L’aurore de son salut l’attendait sous la fournaise au bord du golfe du Bengale, à Pondichéry, où il fut mis en présence de celle qu’on appelait Mère, née Blanche Rachel Mirra Alfassa, qui accompagnait dans son œuvre le sage, philosophe, poète et prophète Sri Aurobindo. C’est elle qui le renomma Satprem, qui signifie « amour véritable » Avec les ans, il deviendrait son proche confident, son greffier mystique, qu’il accompagnerait jusqu’à la fin de sa vie sur terre. Il demeura toujours écrivain et passeur de son expérience de ce qu’est être homme, cet « homme inconnu sous un manteau usé » une fois qu’ont été dispersées les constructions mentales illusoires que sont religions, idéologies, appartenances diverses… tandis que le monde est devenu « une cohue métallique et agressive » où  « rien ne va dans l’infini, chaque chose résonne dans sa propre boîte. » « Comme si toute la Matière était faite de Splendeur, recouverte seulement d’une croûte d’illusion douloureuse et mortelle. »

 La crête sur laquelle notre espèce danse aujourd’hui en sachant sa fin possible, il la savait imminente, et probablement nécessaire pour provoquer l’évolution humaine : « On n’est pas dans une crise morale, on n’est pas dans une crise politique, financière, religieuse, on est dans une crise évolutive.
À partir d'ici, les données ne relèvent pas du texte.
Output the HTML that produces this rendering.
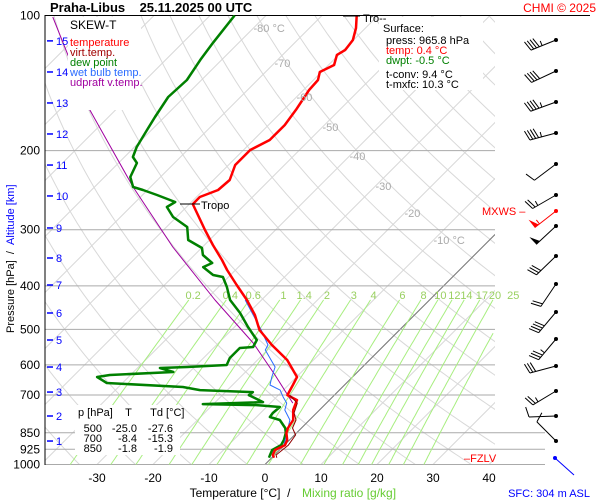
<!DOCTYPE html>
<html><head><meta charset="utf-8"><style>
body{margin:0;background:#fff;}
svg{display:block;font-family:"Liberation Sans",sans-serif;}
</style></head><body>
<svg id="c" width="600" height="500" viewBox="0 0 600 500">
<defs><clipPath id="plotclip"><rect x="45" y="15" width="450" height="450"/></clipPath></defs>
<g id="grid" clip-path="url(#plotclip)"></g>
<g id="hlines"></g>
<g id="mix"></g>
<g id="series" clip-path="url(#plotclip)"></g>
<g id="labels"></g>
<g id="barbs"></g>
</svg>
<script>
// ---- data ----
const pressureTicks=[100,200,300,400,500,600,700,850,925,1000];
const tempTicks=[-30,-20,-10,0,10,20,30,40];
const isoLabels=[-80,-70,-60,-50,-40,-30,-20,-10];
const mixRatios=[0.2,0.4,0.6,1,1.4,2,3,4,6,8,10,12,14,17,20,25];
const altKm=[1,2,3,4,5,6,7,8,9,10,11,12,13,14,15];
const altP=[886.6,779.8,689.7,606.6,528.1,459.8,398.3,346.8,297.3,252.3,215.3,183.6,156.6,133.6,113.9];
const tempP=[100,106.6,113.4,119.3,122.4,128.9,133.6,139.2,146.5,162.3,175.4,189.4,199.3,215.3,232.5,244.7,253.7,263,300.4,324.4,350.4,368.9,398.3,430.2,464.5,501.6,541.9,555.9,585.2,638.5,665.3,700.4,718.6,756.2,796.1,829.4,851,882.1,905.1,928.5,952.6,965.8];
const tempT=[-63.8,-61.7,-60.1,-59.7,-60.3,-59.0,-60.3,-59.2,-59.0,-57.8,-57.1,-57.1,-58.8,-58.8,-57.1,-57.4,-59.4,-59.4,-52.6,-48.5,-44.2,-41.5,-37.1,-32.6,-28.5,-25.0,-20.1,-18.3,-14.7,-9.9,-9.2,-8.4,-5.8,-4.7,-2.9,-2.4,-1.8,-0.4,0.1,-0.8,-0.3,0.4];
const dewP=[100,115,125.6,139.2,151.9,168.3,179.9,196.3,206.6,213.1,228.9,241,244.7,251.1,260.3,267,281.1,295.8,316.2,329.5,341.5,355.9,363.3,378.4,382.3,402.4,430.2,459.8,494,528.1,547.5,550.3,579.2,600.4,606.6,609.8,622.3,632,638.5,658.5,672.2,682.7,689.7,700.4,726.1,733.6,737.4,744.7,768,784,796.1,829.4,851,882.1,905.1,928.5,952.6,965.8];
const dewT=[-85.6,-84.6,-83.8,-82.6,-82.9,-81.7,-80.8,-79.6,-78.5,-76.7,-75.4,-73.1,-70.8,-67.4,-62.9,-63.5,-60.6,-56.3,-53.8,-49.9,-48.5,-45.4,-46.3,-43.1,-41.0,-38.5,-35.6,-31.5,-27.6,-23.7,-23.1,-25.3,-25.3,-24.6,-31.3,-36.0,-32.9,-43.7,-45.6,-42.8,-28.5,-24.9,-15.1,-15.3,-11.5,-21.9,-12.1,-7.6,-7.8,-7.6,-5.3,-2.9,-1.9,-1.0,-0.6,-1.3,-0.8,-0.5];
const wetP=[430.2,464.5,501.6,541.9,555.9,606.6,638.5,665.3,682.7,707.6,729.8,756.2,796.1,829.4,851,905.1,938,965.8];
const wetT=[-32.9,-28.8,-24.7,-20.8,-20.4,-15.6,-14.4,-13.3,-10.6,-8.8,-7.1,-6.2,-3.5,-2.4,-1.7,-0.1,-0.8,0.1];
const virtP=[700.4,729.8,768,796.1,829.4,859.8,905.1,952.6,965.8];
const virtT=[-8.0,-5.2,-4.0,-2.4,-1.6,0.2,0.7,0.3,0.9];
const parcelP=[100.8,162.3,241,327.8,430.2,536.3,632,729.8];
const parcelT=[-117.8,-94.6,-73.1,-55.3,-38.3,-23.8,-14.2,-6.0];
const windY=[40,71,102,133,164,195,211,226,256,284,312,339,366,391,416,441];
const windDir=[248,245,250,255,233,240,232,227,226,214,220,220,255,239,268,315];
const windSpd=[45,40,45,45,10,25,55,50,30,20,40,35,30,25,10,10];

// ---- axes ----
const Y0=15.5,DEC=449,X0=265,PX=5.6,YB=464.5;
function yP(p){return Y0+DEC*Math.log10(p/100);}
function xT(t,p){return X0+PX*t+(YB-yP(p));}
const NS="http://www.w3.org/2000/svg";
function el(tag,attrs,parent){const e=document.createElementNS(NS,tag);for(const k in attrs)e.setAttribute(k,attrs[k]);parent.appendChild(e);return e;}
function pathFrom(P,T){return P.map((p,i)=>(i?'L':'M')+xT(T[i],p).toFixed(1)+','+yP(p).toFixed(1)).join('');}
const grid=document.getElementById('grid'),hl=document.getElementById('hlines'),mix=document.getElementById('mix'),ser=document.getElementById('series'),lab=document.getElementById('labels'),brb=document.getElementById('barbs');

for(let t=-130;t<=40;t+=10){
  const l=el('line',{x1:xT(t,1000),y1:yP(1000),x2:xT(t,100),y2:yP(100),stroke:'#d8d8d8','stroke-width':1},grid);
  
  
}
for(let th=200;th<=480;th+=10){
  let d='';for(let p=1000;p>=100;p-=10){const t=th*Math.pow(p/1000,0.286)-273.15;d+=(d?'L':'M')+xT(t,p).toFixed(1)+','+yP(p).toFixed(1);}
  const a=el('path',{d:d,fill:'none',stroke:'#d8d8d8','stroke-width':1},grid);
  
  
}
const z=el('line',{x1:xT(0,1000),y1:yP(1000),x2:495,y2:yP(1000)-(495-xT(0,1000)),stroke:'#777','stroke-width':1},grid);


pressureTicks.forEach(p=>{
  const y=yP(p);const x2=p===100?590:(p>=850?545:495);
  const l=el('line',{x1:45,y1:y,x2:x2,y2:y,stroke:p===100?'#000':'#aaa','stroke-width':1},hl);
  
  
  const t=el('text',{x:40,y:y+4,'text-anchor':'end','font-size':12,fill:'#000'},lab);t.textContent=p;
  
  
});
el('line',{x1:45,y1:15,x2:45,y2:465,stroke:'#000','stroke-width':1},hl);
mixRatios.forEach(w=>{
  let d='';
  for(let p=430;p<=1000;p+=10){const e=w*p/(622+w);const L=Math.log(e/6.112);const td=243.5*L/(17.67-L);const x=xT(td,p);if(x>495)continue;d+=(d?'L':'M')+x.toFixed(1)+','+yP(p).toFixed(1);}
  const m=el('path',{d:d,fill:'none',stroke:'#a8ee80','stroke-width':1},mix);
  
  
  const e=w*400/(622+w);const L=Math.log(e/6.112);const td=243.5*L/(17.67-L);
  const t=el('text',{x:xT(td,400)-6,y:299,'text-anchor':'middle','font-size':11,fill:'#99d060'},mix);t.textContent=w;
  
  
});
const isoLabelY=[28,63,97,127,156,186,213,240];
isoLabels.forEach((t,i)=>{
  const y=isoLabelY[i];const p=100*Math.pow(10,(y-Y0)/DEC);
  const tx=el('text',{x:xT(t,p),y:y+4,'font-size':11,fill:'#aaa'},lab);tx.textContent=(t===-80||t===-10)?t+' °C':t;
  
  
});
function series(P,T,color,w,name){const s=el('path',{d:pathFrom(P,T),fill:'none',stroke:color,'stroke-width':w,'stroke-linejoin':'round'},ser);}
series(parcelP,parcelT,'#a000a0',1,'updraft-line');
series(dewP,dewT,'#008000',2.5,'dewpoint-line');
series(wetP,wetT,'#2a6cff',1,'wet-bulb-line');
series(tempP,tempT,'#ff0000',2.5,'temperature-line');
series(virtP,virtT,'#900000',1,'virtual-temp-line');
tempTicks.forEach(t=>{
  const x=X0+PX*t;const tx=el('text',{x:x,y:482,'text-anchor':'middle','font-size':12,fill:'#000'},lab);tx.textContent=t;
  
  
});
altKm.forEach((k,i)=>{
  const y=yP(altP[i]);
  el('line',{x1:47,y1:y,x2:53,y2:y,stroke:'#0000ff','stroke-width':1.5},lab);
  const tx=el('text',{x:56,y:y+4,'font-size':11,fill:'#0000ff'},lab);tx.textContent=k;
  
  
});
windY.forEach((y,i)=>{
  const col=i===6?'#ff0000':'#000';const x0=556;const a=windDir[i]*Math.PI/180;
  const dx=Math.sin(a),dy=-Math.cos(a);const L=27;const x1=x0+dx*L,y1=y+dy*L;
  const g=el('g',{},brb);
  
  
  el('line',{x1:x0,y1:y,x2:x1,y2:y1,stroke:col,'stroke-width':1},g);
  el('circle',{cx:x0,cy:y,r:2,fill:col},g);
  let s=windSpd[i];let pos=0;const px=-dy,py=dx;
  while(s>=50){const bx=x1-dx*pos,by=y1-dy*pos;el('polygon',{points:`${bx},${by} ${bx+px*10},${by+py*10} ${bx-dx*5},${by-dy*5}`,fill:col},g);pos+=6;s-=50;}
  while(s>=10){const bx=x1-dx*pos,by=y1-dy*pos;el('line',{x1:bx,y1:by,x2:bx+px*10+dx*3,y2:by+py*10+dy*3,stroke:col,'stroke-width':1},g);pos+=3;s-=10;}
  if(s>=5){const bx=x1-dx*pos,by=y1-dy*pos;el('line',{x1:bx,y1:by,x2:bx+px*5,y2:by+py*5,stroke:col,'stroke-width':1},g);}
});
el('line',{x1:555,y1:458,x2:574,y2:475,stroke:'#0000ff','stroke-width':1},brb);
el('circle',{cx:555,cy:458,r:2,fill:'#0000ff'},brb);
</script>
<svg width="600" height="500" style="position:absolute;left:0;top:0">
<g font-family="Liberation Sans, sans-serif">
<text x="50" y="12" font-size="13" font-weight="bold">Praha-Libus&#160;&#160;&#160;&#160;25.11.2025 00 UTC</text>
<text x="596" y="12" font-size="12" fill="#ff0000" text-anchor="end">CHMI © 2025</text>
<rect x="68" y="17" width="73" height="93" fill="#fff"/>
<text x="70" y="29" font-size="12">SKEW-T</text>
<text x="70" y="46" font-size="11" fill="#ff0000">temperature</text>
<text x="70" y="56" font-size="11" fill="#a00000">virt.temp.</text>
<text x="70" y="66" font-size="11" fill="#008000">dew point</text>
<text x="70" y="76" font-size="11" fill="#2a6cff">wet bulb temp.</text>
<text x="70" y="86" font-size="11" fill="#a000a0">udpraft v.temp.</text>
<rect x="379" y="17" width="104" height="73" fill="#fff"/>
<text x="383" y="32" font-size="11">Surface:</text>
<text x="386" y="44" font-size="11">press: 965.8 hPa</text>
<text x="386" y="54" font-size="11" fill="#ff0000">temp: 0.4 °C</text>
<text x="386" y="64" font-size="11" fill="#008000">dwpt: -0.5 °C</text>
<text x="386" y="78" font-size="11">t-conv: 9.4 °C</text>
<text x="386" y="88" font-size="11">t-mxfc: 10.3 °C</text>
<line x1="343" y1="16" x2="360" y2="16" stroke="#000"/>
<text x="363" y="22" font-size="11">Tro--</text>
<line x1="180" y1="204" x2="200" y2="204" stroke="#000"/>
<text x="201" y="209" font-size="11">Tropo</text>
<rect x="75" y="405" width="105" height="50" fill="#fff"/>
<text x="78" y="416" font-size="11">p [hPa]&#160;&#160;&#160;&#160;T&#160;&#160;&#160;&#160;&#160;&#160;Td [°C]</text>
<g font-size="11" text-anchor="end">
<text x="102" y="432">500</text><text x="137" y="432">-25.0</text><text x="173" y="432">-27.6</text>
<text x="102" y="442">700</text><text x="137" y="442">-8.4</text><text x="173" y="442">-15.3</text>
<text x="102" y="452">850</text><text x="137" y="452">-1.8</text><text x="173" y="452">-1.9</text>
</g>
<text x="482" y="215" font-size="11" fill="#ff0000">MXWS –</text>
<text x="464" y="462" font-size="11" fill="#ff0000">–FZLV</text>
<text x="240" y="497" font-size="12" text-anchor="middle">Temperature [°C]&#160;&#160;/</text>
<text x="302" y="497" font-size="12" fill="#66cc33">Mixing ratio [g/kg]</text>
<text x="590" y="497" font-size="11" fill="#0000ff" text-anchor="end">SFC: 304 m ASL</text>
<g transform="translate(14,333) rotate(-90)">
<text x="0" y="0" font-size="11">Pressure [hPa]&#160;&#160;/&#160;&#160;<tspan fill="#0000ff">Altitude [km]</tspan></text>
</g>
</g>
</svg>
</body></html>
On est en train de mourir à l’humanité pour naître à autre chose… » Tout comme dans l’histoire de l’Evolution les poissons durent se passer de branchies une fois en terre ferme.

Or « Mère c’est un conte de fée dans les cellules du corps. » écrivit-il. Et c’est ce conte dont il décrit la clef sans attenter à son mystère ineffable. « La clef est dans la matière, au fin fond de la vie, en chacune de nos cellules.  » écrit Satprem, car « le salut est physique. » (Mère). « Il n’y a pas de chemin, il faut le trouer dans sa propre peau. » (La clef des contes)  « Ces petites cellules, vibrantes et clignotantes et souriantes, avaient une conscience que nulle tête ne connaissait, nul bruit de là-haut dans sa tête étanche et pensante et raisonnante […] Et c’était une conscience musicale. » (ibid.) Son incarnation se manifeste en lui comme une lave d’une puissance infinie lui passant par le corps, le malaxant et y annihilant tout ce qui n’a pas d’importance. « Il faut dénouer l’Enigme (l’Enigme blessante écrit-il avant), guérir la vieille blessure dans ton corps, ici-maintenant, dans ton premier rocher nu, ta matière du Commencement qui contient sa fin – et son Sens pour la Terre » lui souffle une « Voix d’aucune langue » d’une infinie tendresse « qui pourtant soufflait doucement comme une brise légère sur une lande de fenouil, comme une musique oubliée et revenue. » Car la Douleur de la terre, écrit Satprem « est de n’être pas cette Joie, cet Amour, cette vie qui couve sous notre Roc de Mensonge. » (ibid.)

Les solutions technologiques proposées aux souffrances de l’humanité présente et souvent cataloguées sous le terme de Tranhumanisme lui semblaient bien avant leur éclosion comme des « squelettes améliorés », soit rien qui n’ait de lien avec la vie, à peine des aménagements factices avec la mort. Satprem porta témoignage de cette pensée annonciatrice de Sri Aurobindo : l’homme est un être de transition dont l’évolution est inachevée. « Je suis un lutteur d’un monde à naître, d’un vieux monde à déraciner et d’un nouveau à créer dans sa propre chair».

« Mère et Sri Aurobindo m’ont obligé à survivre et à trouver le Lieu de l’Avenir qui ne serait plus du vieil “humain amélioré” ». L’enjeu est d’« Extraire cette fois-ci, et une fois pour toutes, le Feu puissant, le sublime Pouvoir au fond des cellules du corps qui pourrait tout changer, ce formidable tremblement de terre qui pourrait re-créer une Terre nouvelle et faire crier un Oui pour toujours au fond de la vieille désespérance. » Ainsi la voici, la clef des contes.